> [Stated problem] Locate the string "matplotlib" throughout the material and copy every line in which it occurs.
** Start Listed entries **
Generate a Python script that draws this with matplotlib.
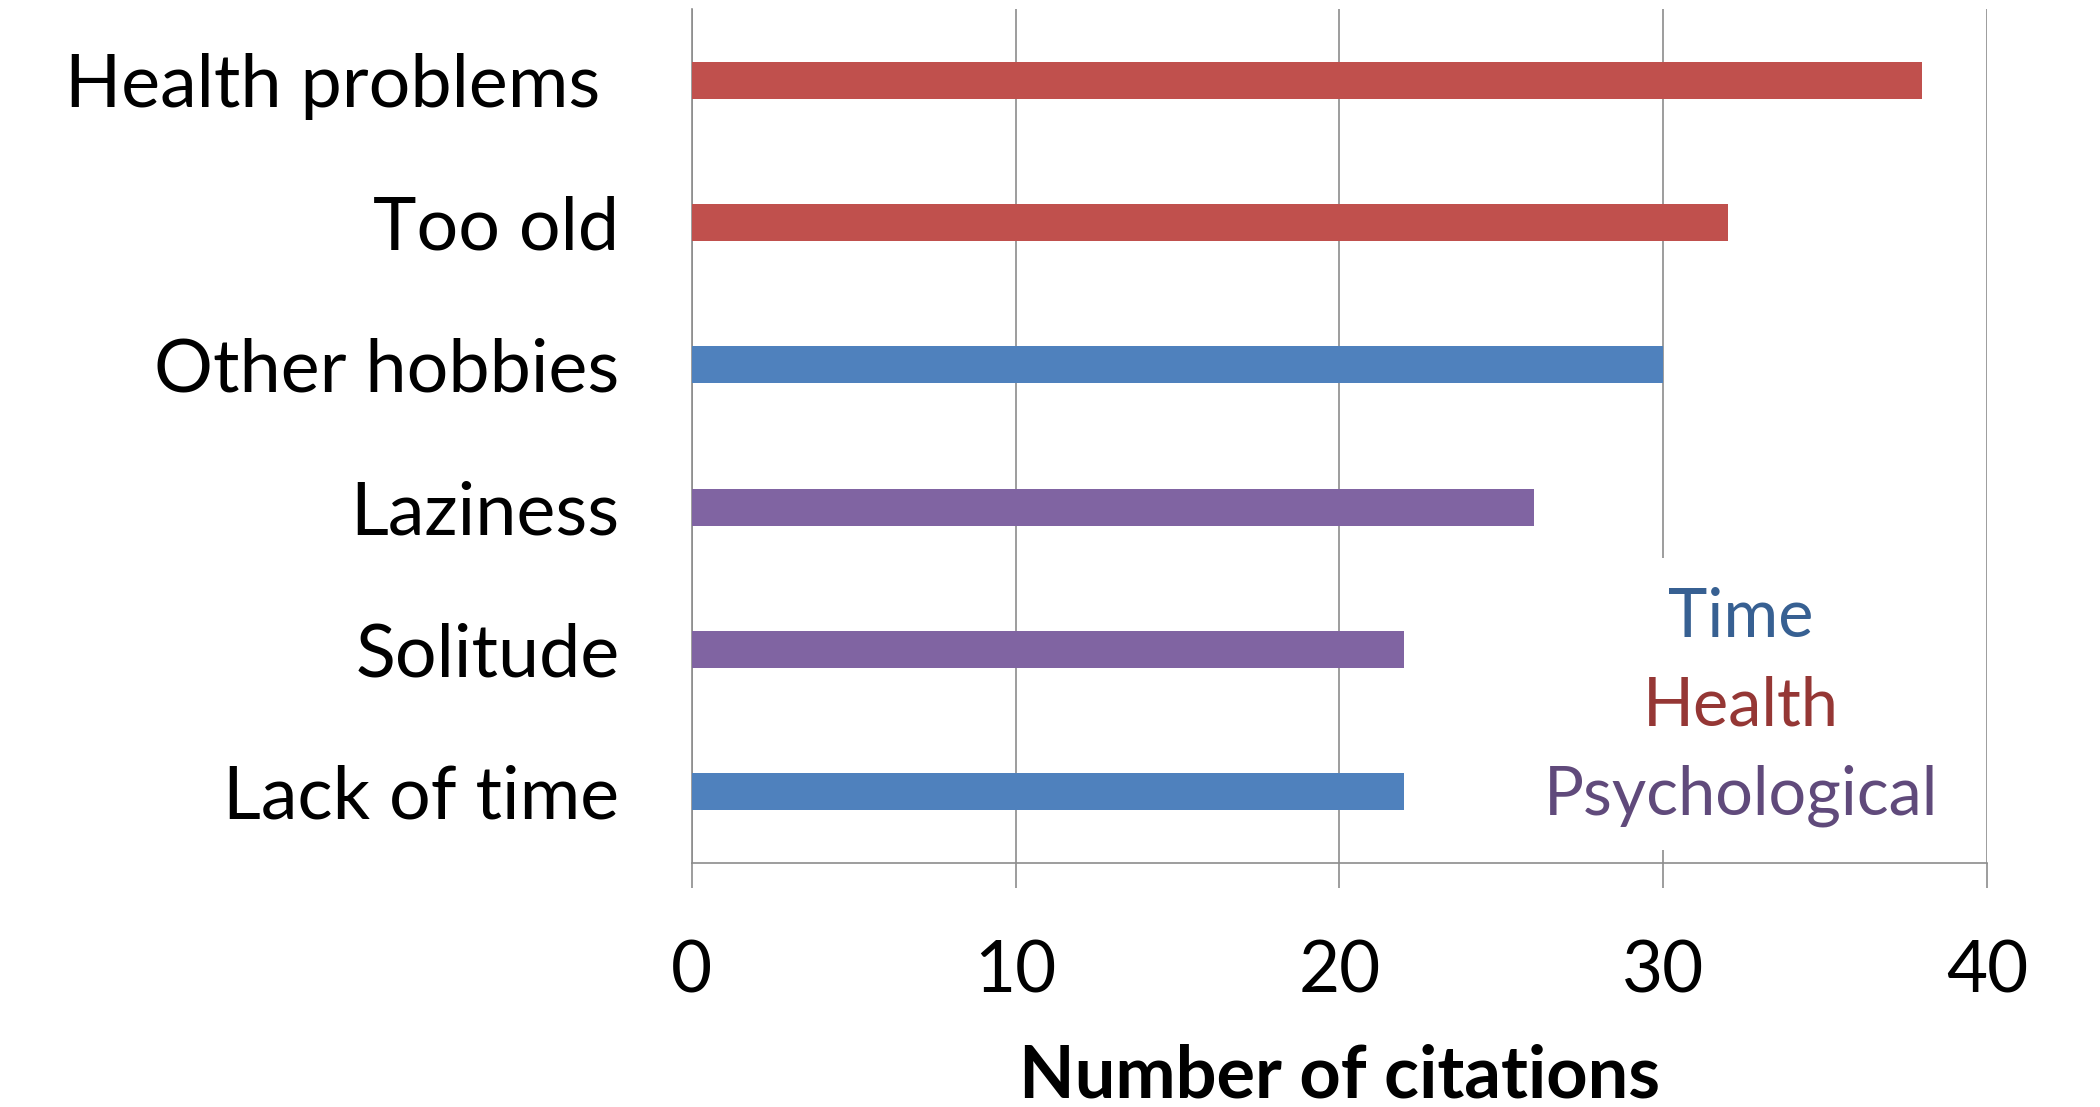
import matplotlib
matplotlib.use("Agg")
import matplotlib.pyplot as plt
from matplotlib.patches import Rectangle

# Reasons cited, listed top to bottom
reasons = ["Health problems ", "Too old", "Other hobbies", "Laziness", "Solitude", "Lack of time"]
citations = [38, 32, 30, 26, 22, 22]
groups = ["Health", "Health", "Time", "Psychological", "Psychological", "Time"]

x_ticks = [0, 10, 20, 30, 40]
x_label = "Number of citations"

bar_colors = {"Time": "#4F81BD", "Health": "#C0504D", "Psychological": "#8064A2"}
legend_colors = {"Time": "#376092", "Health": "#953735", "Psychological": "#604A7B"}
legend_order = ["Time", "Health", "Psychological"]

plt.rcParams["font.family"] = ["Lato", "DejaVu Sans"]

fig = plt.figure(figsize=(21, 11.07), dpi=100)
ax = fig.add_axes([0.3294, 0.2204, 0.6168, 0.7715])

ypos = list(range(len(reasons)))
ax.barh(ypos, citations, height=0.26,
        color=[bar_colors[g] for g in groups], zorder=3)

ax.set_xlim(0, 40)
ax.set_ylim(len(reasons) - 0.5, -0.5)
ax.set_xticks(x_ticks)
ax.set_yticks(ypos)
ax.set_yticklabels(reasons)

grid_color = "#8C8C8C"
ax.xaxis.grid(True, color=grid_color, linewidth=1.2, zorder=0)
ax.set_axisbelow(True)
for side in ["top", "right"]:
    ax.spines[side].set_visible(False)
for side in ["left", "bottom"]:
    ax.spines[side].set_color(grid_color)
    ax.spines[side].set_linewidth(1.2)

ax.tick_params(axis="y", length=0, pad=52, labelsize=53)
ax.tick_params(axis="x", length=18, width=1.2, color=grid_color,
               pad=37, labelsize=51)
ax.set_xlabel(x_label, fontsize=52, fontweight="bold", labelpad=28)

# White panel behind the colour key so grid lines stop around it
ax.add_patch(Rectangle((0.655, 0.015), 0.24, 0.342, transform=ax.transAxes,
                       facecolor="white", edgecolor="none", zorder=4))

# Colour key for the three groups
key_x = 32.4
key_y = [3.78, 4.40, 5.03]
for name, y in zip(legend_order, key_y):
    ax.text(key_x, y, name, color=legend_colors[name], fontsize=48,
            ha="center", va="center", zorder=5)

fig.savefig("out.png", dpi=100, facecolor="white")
** End Listed entries **
** Start Listed entries **
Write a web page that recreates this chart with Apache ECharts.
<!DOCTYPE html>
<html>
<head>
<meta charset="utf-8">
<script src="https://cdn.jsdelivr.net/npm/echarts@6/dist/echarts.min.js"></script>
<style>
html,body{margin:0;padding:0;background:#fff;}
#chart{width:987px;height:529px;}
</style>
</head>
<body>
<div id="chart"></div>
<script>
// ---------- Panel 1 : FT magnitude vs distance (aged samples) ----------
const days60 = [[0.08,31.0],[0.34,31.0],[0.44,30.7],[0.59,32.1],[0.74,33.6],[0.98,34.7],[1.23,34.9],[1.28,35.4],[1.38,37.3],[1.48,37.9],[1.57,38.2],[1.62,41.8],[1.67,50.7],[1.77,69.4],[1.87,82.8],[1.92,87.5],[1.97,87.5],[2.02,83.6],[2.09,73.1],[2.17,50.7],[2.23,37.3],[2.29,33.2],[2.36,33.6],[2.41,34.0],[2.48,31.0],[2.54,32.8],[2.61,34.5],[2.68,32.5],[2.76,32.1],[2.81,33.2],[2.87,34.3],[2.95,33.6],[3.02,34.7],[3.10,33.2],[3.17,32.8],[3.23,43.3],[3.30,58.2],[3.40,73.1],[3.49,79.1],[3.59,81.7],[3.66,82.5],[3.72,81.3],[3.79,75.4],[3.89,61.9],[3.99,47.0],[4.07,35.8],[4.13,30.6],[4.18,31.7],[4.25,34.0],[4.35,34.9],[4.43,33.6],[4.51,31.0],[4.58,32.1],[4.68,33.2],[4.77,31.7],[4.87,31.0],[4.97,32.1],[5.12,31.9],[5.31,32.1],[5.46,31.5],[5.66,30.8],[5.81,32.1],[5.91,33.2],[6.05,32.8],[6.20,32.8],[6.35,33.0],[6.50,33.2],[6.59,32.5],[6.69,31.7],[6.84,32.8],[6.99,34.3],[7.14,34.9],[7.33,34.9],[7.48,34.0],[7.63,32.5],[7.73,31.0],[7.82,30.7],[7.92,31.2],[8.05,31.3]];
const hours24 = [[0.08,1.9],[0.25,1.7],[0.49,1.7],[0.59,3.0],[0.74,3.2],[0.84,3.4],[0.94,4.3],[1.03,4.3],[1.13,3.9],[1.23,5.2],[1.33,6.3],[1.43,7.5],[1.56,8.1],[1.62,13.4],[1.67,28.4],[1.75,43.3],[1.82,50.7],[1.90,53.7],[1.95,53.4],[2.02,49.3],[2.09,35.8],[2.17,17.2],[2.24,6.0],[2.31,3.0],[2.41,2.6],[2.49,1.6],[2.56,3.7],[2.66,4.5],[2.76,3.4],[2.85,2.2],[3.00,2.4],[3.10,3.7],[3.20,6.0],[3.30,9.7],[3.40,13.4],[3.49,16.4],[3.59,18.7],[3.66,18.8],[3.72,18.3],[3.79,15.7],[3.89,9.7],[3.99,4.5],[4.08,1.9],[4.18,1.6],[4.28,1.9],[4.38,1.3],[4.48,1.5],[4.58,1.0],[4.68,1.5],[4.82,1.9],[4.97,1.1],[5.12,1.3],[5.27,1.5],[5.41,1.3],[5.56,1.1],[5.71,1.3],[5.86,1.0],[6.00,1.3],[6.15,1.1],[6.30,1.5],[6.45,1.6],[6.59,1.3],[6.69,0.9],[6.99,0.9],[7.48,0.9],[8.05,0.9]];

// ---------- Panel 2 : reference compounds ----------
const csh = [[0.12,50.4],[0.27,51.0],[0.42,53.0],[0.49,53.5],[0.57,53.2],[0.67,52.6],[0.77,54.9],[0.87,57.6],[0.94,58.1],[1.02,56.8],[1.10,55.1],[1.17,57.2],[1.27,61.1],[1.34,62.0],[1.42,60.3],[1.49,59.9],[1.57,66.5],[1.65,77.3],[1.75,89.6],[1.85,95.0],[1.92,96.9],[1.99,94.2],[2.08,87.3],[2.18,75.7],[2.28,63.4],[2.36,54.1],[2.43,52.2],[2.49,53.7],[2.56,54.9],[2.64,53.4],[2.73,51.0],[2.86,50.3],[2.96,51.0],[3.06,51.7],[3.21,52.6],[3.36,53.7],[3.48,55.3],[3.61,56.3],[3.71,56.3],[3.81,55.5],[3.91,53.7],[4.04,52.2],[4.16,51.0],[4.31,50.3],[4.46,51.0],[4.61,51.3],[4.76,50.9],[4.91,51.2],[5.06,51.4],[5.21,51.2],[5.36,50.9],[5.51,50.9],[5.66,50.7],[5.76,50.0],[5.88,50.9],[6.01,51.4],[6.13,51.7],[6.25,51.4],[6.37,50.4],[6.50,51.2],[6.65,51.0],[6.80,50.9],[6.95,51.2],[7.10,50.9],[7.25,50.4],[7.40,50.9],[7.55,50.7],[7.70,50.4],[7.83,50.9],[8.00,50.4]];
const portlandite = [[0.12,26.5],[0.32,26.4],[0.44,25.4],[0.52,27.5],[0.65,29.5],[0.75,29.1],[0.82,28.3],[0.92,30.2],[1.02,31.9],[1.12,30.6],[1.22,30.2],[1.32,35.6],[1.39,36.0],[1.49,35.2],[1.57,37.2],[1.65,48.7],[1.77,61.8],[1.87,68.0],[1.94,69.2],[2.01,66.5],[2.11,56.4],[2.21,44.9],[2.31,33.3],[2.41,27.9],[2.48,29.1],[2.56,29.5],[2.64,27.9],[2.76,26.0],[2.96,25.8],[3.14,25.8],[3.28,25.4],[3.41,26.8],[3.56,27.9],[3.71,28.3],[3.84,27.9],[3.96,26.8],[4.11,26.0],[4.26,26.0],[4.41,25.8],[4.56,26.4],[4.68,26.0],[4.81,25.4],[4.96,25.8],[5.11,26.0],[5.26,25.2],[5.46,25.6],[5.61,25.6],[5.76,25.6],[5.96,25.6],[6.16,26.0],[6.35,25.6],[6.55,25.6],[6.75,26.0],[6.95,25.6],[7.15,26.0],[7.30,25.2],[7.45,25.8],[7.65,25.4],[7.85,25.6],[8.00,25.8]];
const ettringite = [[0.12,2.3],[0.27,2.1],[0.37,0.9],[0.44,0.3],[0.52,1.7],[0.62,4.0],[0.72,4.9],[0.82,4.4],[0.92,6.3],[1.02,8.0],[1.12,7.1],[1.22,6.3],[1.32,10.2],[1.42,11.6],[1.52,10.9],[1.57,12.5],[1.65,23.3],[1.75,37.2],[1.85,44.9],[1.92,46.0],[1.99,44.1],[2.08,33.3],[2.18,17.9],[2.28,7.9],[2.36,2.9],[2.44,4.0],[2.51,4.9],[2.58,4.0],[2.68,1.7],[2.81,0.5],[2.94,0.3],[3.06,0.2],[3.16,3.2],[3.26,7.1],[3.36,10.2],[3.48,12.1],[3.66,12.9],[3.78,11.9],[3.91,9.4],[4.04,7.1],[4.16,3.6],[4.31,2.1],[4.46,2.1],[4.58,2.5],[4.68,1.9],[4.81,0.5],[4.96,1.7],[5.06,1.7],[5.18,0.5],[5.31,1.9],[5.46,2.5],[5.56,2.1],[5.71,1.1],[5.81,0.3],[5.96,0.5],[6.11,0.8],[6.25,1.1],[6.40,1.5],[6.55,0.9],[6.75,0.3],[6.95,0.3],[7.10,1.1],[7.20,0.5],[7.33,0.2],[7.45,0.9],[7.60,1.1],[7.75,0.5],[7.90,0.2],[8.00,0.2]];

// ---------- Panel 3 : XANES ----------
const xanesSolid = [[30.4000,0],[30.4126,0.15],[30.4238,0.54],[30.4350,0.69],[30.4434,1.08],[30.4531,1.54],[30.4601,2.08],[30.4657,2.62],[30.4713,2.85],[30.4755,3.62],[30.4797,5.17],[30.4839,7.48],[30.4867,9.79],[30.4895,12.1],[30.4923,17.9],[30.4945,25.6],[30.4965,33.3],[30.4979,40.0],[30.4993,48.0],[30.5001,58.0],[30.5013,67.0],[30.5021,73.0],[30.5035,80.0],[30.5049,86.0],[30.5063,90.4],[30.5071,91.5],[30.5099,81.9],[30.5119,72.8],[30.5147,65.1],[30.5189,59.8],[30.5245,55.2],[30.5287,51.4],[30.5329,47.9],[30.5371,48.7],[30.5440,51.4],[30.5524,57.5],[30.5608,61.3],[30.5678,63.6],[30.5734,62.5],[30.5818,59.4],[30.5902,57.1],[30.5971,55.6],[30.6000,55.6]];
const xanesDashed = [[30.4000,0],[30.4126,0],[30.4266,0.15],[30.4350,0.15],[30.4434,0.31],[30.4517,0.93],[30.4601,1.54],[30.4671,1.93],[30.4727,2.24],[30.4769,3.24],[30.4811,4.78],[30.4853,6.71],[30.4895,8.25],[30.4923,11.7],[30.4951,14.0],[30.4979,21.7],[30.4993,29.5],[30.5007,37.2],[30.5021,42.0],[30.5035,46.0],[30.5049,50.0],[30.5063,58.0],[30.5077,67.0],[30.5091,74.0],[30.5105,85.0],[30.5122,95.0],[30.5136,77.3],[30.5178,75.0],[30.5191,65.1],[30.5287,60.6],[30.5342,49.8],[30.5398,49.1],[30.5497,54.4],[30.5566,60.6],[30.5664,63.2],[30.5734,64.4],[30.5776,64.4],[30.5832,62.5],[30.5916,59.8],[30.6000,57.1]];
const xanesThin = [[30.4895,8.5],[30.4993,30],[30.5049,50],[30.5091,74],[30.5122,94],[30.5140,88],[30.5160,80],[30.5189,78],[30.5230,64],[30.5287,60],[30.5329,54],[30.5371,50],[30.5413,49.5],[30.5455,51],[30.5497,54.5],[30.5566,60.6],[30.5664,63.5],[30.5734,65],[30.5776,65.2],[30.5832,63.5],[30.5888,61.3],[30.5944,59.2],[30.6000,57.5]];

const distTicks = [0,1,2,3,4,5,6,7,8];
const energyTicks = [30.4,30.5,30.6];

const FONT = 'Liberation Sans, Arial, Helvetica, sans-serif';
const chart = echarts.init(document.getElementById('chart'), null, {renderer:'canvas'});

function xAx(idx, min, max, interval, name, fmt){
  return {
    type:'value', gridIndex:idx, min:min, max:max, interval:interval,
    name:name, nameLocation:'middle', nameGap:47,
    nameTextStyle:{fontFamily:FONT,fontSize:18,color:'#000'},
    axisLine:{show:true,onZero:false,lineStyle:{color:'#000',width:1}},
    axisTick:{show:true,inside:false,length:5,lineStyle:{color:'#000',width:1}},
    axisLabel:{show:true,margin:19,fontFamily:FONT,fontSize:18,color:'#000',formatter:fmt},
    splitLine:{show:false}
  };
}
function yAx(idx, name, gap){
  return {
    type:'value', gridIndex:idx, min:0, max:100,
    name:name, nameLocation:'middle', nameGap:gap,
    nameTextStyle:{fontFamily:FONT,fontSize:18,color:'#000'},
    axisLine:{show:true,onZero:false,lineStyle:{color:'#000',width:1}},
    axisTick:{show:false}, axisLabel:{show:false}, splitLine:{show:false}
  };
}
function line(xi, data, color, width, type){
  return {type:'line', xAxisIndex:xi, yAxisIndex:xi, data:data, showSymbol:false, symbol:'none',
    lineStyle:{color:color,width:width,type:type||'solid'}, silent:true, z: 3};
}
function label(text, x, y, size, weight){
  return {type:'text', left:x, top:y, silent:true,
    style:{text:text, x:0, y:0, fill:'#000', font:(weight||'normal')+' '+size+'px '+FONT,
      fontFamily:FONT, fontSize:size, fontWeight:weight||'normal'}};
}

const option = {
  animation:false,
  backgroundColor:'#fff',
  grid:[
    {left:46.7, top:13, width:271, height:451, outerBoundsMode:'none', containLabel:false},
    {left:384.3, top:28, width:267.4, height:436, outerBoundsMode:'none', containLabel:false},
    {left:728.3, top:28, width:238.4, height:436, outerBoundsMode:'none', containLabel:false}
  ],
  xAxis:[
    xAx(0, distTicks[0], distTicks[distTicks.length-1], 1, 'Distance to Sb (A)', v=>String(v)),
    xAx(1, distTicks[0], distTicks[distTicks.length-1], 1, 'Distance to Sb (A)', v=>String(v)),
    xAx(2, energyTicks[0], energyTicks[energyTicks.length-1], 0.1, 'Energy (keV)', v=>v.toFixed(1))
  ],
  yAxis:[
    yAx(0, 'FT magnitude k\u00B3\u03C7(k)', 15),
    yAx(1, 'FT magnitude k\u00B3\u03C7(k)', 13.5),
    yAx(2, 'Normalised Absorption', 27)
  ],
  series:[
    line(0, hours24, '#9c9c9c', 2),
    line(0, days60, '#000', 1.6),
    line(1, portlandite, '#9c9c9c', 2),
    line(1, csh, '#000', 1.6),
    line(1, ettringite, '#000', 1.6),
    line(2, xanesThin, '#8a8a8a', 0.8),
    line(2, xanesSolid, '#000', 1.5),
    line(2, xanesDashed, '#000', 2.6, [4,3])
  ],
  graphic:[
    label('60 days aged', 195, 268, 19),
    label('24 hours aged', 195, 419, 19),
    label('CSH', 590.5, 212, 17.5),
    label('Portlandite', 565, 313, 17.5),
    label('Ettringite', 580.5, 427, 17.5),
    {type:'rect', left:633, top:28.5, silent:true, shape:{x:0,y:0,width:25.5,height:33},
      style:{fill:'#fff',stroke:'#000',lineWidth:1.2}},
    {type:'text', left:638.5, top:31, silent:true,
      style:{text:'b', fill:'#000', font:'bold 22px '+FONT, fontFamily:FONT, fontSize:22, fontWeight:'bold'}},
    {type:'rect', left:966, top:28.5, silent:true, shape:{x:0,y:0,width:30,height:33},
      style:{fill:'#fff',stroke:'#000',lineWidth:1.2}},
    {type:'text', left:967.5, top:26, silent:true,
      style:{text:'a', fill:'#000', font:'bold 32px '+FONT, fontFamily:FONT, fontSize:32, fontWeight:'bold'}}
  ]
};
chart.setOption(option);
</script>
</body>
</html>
** End Listed entries **
> [Response]
Generate a Python script that draws this with matplotlib.
import matplotlib
matplotlib.use("Agg")
import matplotlib.pyplot as plt
from matplotlib.patches import Rectangle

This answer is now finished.